Let’s assume arguendo I ask you what you ate for breakfast and you replied, “A bagel. Toasted.” Let’s assume further I demanded that you prove it. Prove it how? By what standard? You could enlist a PC standard of proof. Or perhaps provide a prima facie case of your breakfast fare. You might up the degree of proof by proving your breakfast case by the preponderance of the evidence, where it would me more likely than not that you ate the referenced bagel. Or, to really impress your interrogator, prove you consumed the item beyond and to the exclusion of every reasonable doubt. If this is confusing, join a very large club.


But let’s make this even more complicated. And I refer to the aforementioned definition of a constable’s necessity and ability “to articulate the facts and circumstances forming the basis for probable cause.” Let’s take a DUI roadblock where drivers are corralled into an area wherein each is inspected for evidence of illegal inebriety. Or a border search where suspected illegals are stopped and isolated en masse. The officer(s) made no prior determination, no evidence evaluation. Nothing. Everyone was “dragnetted” and ordered into an area and therefore presumed guilty. Whither probable cause?


Stop and frisk (or stop, question and frisk) is the source of great controversy and media attention, especially here in New York. The Supreme Court in Terry v. Ohio, 392 U.S. 1 (1968), gave us the Terry Stop that was codified by legislatures. Stop and frisk is not profiling (which, by the by, is not per se verboten). The criterion employed to stop and detain a suspect – as opposed to arresting them – is   reasonable suspicion. Now, this is in no wise meant as a tutorial on detention law but rather an exhibition of the ambit and range of the tissue thin compartmentalization and variations of juridical euphemism.


And let’s wade into the even more complicated. Think of accident investigations, fingerprinting, lineups, drug sniffing dogs, drug courier profiles (to be distinguished from the more offensive and in fact illegal forms of “profiling,” such as stopping someone merely because of race or ethnicity), cyber crimes, just to name a few. What probable cause was and is required then? And now, think what happens if a law enforcement agent merely thinks or suspects you’re a terrorist or involved in alleged terrorism or anything “shady.” Probable cause requirements are being whittled and pared and shredded. But what about the Fourth Amendment, court orders and judicial review? And what was that business about no warrants issued without probable cause? As we have seen, the public has been so frightened (and deservedly so) by the specter of another 9/11 that these constitutional formalities are seen as trifling due process etiquette. After all, it’s axiomatic that the Constitution is not a suicide pact.

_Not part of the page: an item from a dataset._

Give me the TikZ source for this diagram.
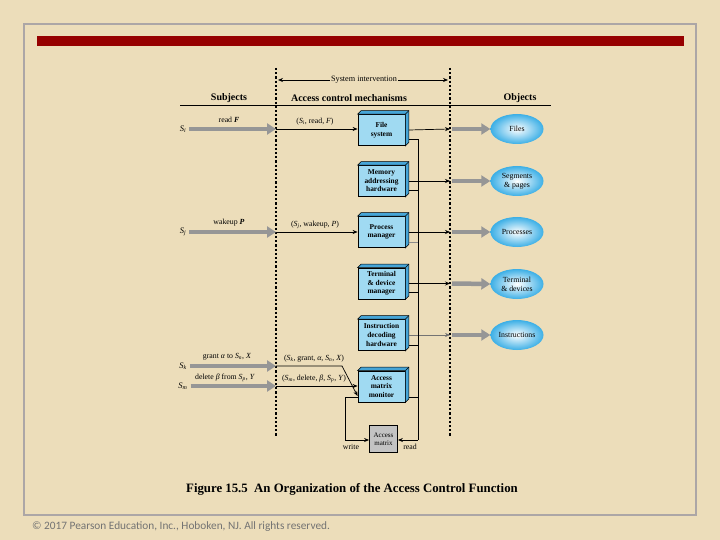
\documentclass[tikz,border=0pt]{standalone}
\usepackage{fontspec}
\setmainfont{Liberation Serif}
\newfontfamily\carl{Carlito}
\usetikzlibrary{arrows.meta,shapes.geometric,calc}
\definecolor{bg}{RGB}{236,221,186}
\definecolor{fr}{RGB}{172,166,166}
\definecolor{redbar}{RGB}{150,0,0}
\definecolor{boxfront}{RGB}{160,218,242}
\definecolor{boxside}{RGB}{70,165,215}
\definecolor{fat}{RGB}{150,150,150}
\definecolor{ellout}{RGB}{60,175,230}
\definecolor{amgray}{RGB}{195,195,195}
\newcommand\subj[1]{\textit{S}\textsubscript{\textit{#1}}}
\newcommand\extrude[1]{%
  \filldraw[fill=boxside,draw=black,line width=0.6pt] (#1.north west) -- ++(3.5pt,3.5pt) -- ($(#1.north east)+(3.5pt,3.5pt)$) -- ($(#1.south east)+(3.5pt,3.5pt)$) -- (#1.south east) -- (#1.north east) -- cycle;
  \draw[line width=0.6pt] (#1.north east) -- ++(3.5pt,3.5pt);}
\tikzset{
  mech/.style={draw=black, line width=0.8pt, fill=boxfront, minimum width=47pt, minimum height=31pt, inner sep=0.5pt, align=center, font=\fontsize{7.4}{8.6}\selectfont\bfseries},
  obj/.style={ellipse, shading=radial, inner color=white, outer color=ellout, minimum width=53pt, minimum height=30pt, inner sep=0pt, align=center, font=\fontsize{7.8}{8.8}\selectfont},
  fatarrow/.style={draw=fat, line width=4.5pt, -{Triangle[length=9pt,width=11pt]}},
  thinarrow/.style={draw=black, line width=0.7pt, -{Stealth[length=5pt,width=4pt]}},
  busline/.style={draw=black, line width=0.7pt},
  sep/.style={draw=black, line width=1.3pt, dash pattern=on 2.2pt off 2pt},
  lbl/.style={font=\fontsize{7.8}{9}\selectfont, inner sep=1pt},
  hdr/.style={font=\fontsize{10}{12}\selectfont\bfseries, inner sep=1pt}
}
\begin{document}
\begin{tikzpicture}[x=1pt,y=-1pt]
\useasboundingbox (0,0) rectangle (720,540);
\fill[bg] (0,0) rectangle (720,540);
\draw[fr, line width=1.8pt] (24,24) rectangle (696,515);
\fill[redbar] (37,36) rectangle (684,46);

% separators
\coordinate (d1t) at (276,68); \coordinate (d1b) at (276,437);
\coordinate (d2t) at (450,68); \coordinate (d2b) at (450,437);
\draw[sep] (d1t) -- (d1b);
\draw[sep] (d2t) -- (d2b);

% system intervention
\coordinate (si1) at (278,80); \coordinate (si2) at (448,80);
\draw[line width=0.7pt, {Stealth[length=5pt,width=4pt]}-{Stealth[length=5pt,width=4pt]}] (si1) -- (si2);
\node[lbl, fill=bg, inner sep=1.5pt, font=\fontsize{8.2}{9}\selectfont] (sitxt) at (364,80) {System intervention};

% headers
\coordinate (hl1) at (180,106); \coordinate (hl2) at (551,106);
\draw[line width=1pt] (hl1) -- (hl2);
\node[hdr] (hs) at (229,98) {Subjects};
\node[hdr] (ha) at (349,98) {Access control mechanisms};
\node[hdr] (ho) at (520,98) {Objects};

% mechanism boxes
\node[mech] (fs) at (381.5,130) {File\\system};
\node[mech] (mem) at (381.5,181) {Memory\\addressing\\hardware};
\node[mech] (pm) at (381.5,232) {Process\\manager};
\node[mech] (td) at (381.5,283.5) {Terminal\\\& device\\manager};
\node[mech] (id) at (381.5,335) {Instruction\\decoding\\hardware};
\node[mech] (amm) at (381.5,386.5) {Access\\matrix\\monitor};
\foreach \b in {fs,mem,pm,td,id,amm} {\extrude{\b}}
\node[draw=black, line width=0.8pt, fill=amgray, minimum width=28pt, minimum height=27pt, inner sep=0.5pt, align=center, font=\fontsize{7}{8}\selectfont] (am) at (383.5,439) {Access\\matrix};

% objects
\node[obj] (files) at (517,129) {Files};
\node[obj] (seg) at (517,181) {Segments\\\& pages};
\node[obj] (proc) at (517,232) {Processes};
\node[obj] (term) at (517,284) {Terminal\\\& devices};
\node[obj] (instr) at (517,335) {Instructions};

% subjects
\node[lbl, font=\fontsize{8.5}{9}\selectfont] (si) at (183,129) {\subj{i}};
\node[lbl, font=\fontsize{8.5}{9}\selectfont] (sj) at (183,232) {\subj{j}};
\node[lbl, font=\fontsize{8.5}{9}\selectfont] (sk) at (183,366) {\subj{k}};
\node[lbl, font=\fontsize{8.5}{9}\selectfont] (sm) at (183,386) {\subj{m}};

% fat arrows left
\coordinate (ai) at (276,129); \coordinate (aj) at (276,232);
\coordinate (ak) at (276,366); \coordinate (am2) at (276,386);
\draw[fatarrow] (si.east) ++(2pt,0) -- (ai);
\draw[fatarrow] (sj.east) ++(2pt,0) -- (aj);
\draw[fatarrow] (sk.east) ++(2pt,0) -- (ak);
\draw[fatarrow] (sm.east) ++(2pt,0) -- (am2);
\node[lbl] at (229,120) {read \textbf{\textit{F}}};
\node[lbl] at (229,223) {wakeup \textbf{\textit{P}}};
\node[lbl] at (227,357) {grant \textit{α} to \subj{n}, \textit{X}};
\node[lbl] at (225,377.5) {delete \textit{β} from \subj{p}, \textit{Y}};

% thin arrows into boxes
\draw[thinarrow] (ai) -- (fs.west |- ai);
\draw[thinarrow] (aj) -- (pm.west |- aj);
\coordinate (kb) at (342,366);
\draw[thinarrow] (ak) -- (kb) -- ($(amm.west)+(0,9.5)$);
\draw[thinarrow] (am2) -- (amm.west |- am2);
\node[lbl] at (315,121.5) {(\subj{i}, read, \textit{F})};
\node[lbl] at (315,225) {(\subj{j}, wakeup, \textit{P})};
\node[lbl] at (314,359) {(\subj{k}, grant, \textit{α}, \subj{n}, \textit{X})};
\node[lbl] at (314,379) {(\subj{m}, delete, \textit{β}, \subj{p}, \textit{Y})};

% outputs to separator
\coordinate (o1) at (450,129); \coordinate (o2) at (450,181);
\coordinate (o3) at (450,232); \coordinate (o4) at (450,283.5);
\coordinate (o5) at (450,335);
\draw[thinarrow] ($(fs.east)+(3.5,0)$) -- (o1);
\draw[thinarrow] ($(mem.east)+(3.5,0)$) -- (o2);
\draw[thinarrow] ($(pm.east)+(3.5,0)$) -- (o3);
\draw[thinarrow] ($(td.east)+(3.5,0)$) -- (o4);
\draw[thinarrow, draw=black!55, -{Stealth[length=5pt,width=4pt,fill=black]}] ($(id.east)+(3.5,0)$) -- (o5);
\draw[fatarrow] (452,129) -- (files.west);
\draw[fatarrow] (452,181) -- (seg.west);
\draw[fatarrow] (452,232) -- (proc.west);
\draw[fatarrow] (452,283.5) -- (term.west);
\draw[fatarrow] (452,335) -- (instr.west);

% bus
\coordinate (bt) at (418,139);
\coordinate (bb) at (418,440);
\draw[busline] ($(fs.east)+(3.5,9)$) -- (bt) -- (bb);
\draw[busline] ($(mem.east)+(3.5,9)$) -- (bt |- {$(mem.east)+(0,9)$});
\draw[busline, draw=black!45] ($(pm.east)+(3.5,10)$) -- (bt |- {$(pm.east)+(0,10)$});
\draw[busline] ($(td.east)+(3.5,9)$) -- (bt |- {$(td.east)+(0,9)$});
\draw[busline] ($(id.east)+(3.5,10)$) -- (bt |- {$(id.east)+(0,10)$});
\draw[busline] ($(amm.east)+(3.5,10.5)$) -- (bt |- {$(amm.east)+(0,10.5)$});
\draw[thinarrow] (bb) -- (am.east |- bb);
\coordinate (wl) at (345,397);
\draw[thinarrow] ($(amm.west)+(0,10.5)$) -- (wl) |- (am.west |- bb);
\node[lbl] (wr) at (351,447) {write};
\node[lbl] (rd) at (410,447) {read};

% caption
\node[font=\fontsize{12.8}{14}\selectfont\bfseries, inner sep=0pt] (cap) at (352,489) {Figure 15.5\ \ An Organization of the Access Control Function};
\node[anchor=west, font=\carl\fontsize{11.3}{12}\selectfont, text=black!55, inner sep=0pt] (copy) at (32,527) {© 2017 Pearson Education, Inc., Hoboken, NJ. All rights reserved.};
\end{tikzpicture}
\end{document}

The times they are a changin’. Does this sound familiar?


The Obama administration is seeking to make it easier for the FBI to compel companies to turn over records of an individual’s Internet activity without a court order if agents deem the information relevant to a terrorism or intelligence investigation.


The administration wants to add just four words — “electronic communication transactional records” — to a list of items that the law says the FBI may demand without a judge’s approval. Government lawyers say this category of information includes the addresses to which an Internet user sends e-mail; the times and dates e-mail was sent and received; and possibly a user’s browser history. It does not include, the lawyers hasten to point out, the “content” of e-mail or other Internet communication. [Washington Post]


Can they even do that? (I believe they just did.)


And one more wrinkle. With the advent of “Minority Report” predictive policing utilizing algorithms and the like such as the UK’s CRUSH (Criminal Reduction Utilising Statistical History) as well as NSA mass vacuuming of metadata, not to mention the data and information that you’ve most probably consented to being uploaded and utilized by virtue of your mobile phone and cloud agreements, citizens may very well have consented to the government’s access to everything and anything thus obviating the necessity of even advancing a preliminary probable cause determination.


Cue Taps. Probable cause is sadly becoming an historical vestige, an anachronism. Diluted and disposed of, whose utility and protections have been obliterated through our hysteria over terrorism and the public’s acceptance of and habituation to ubiquitous, Panopticon surveillance.


Probable cause. So long, old friend.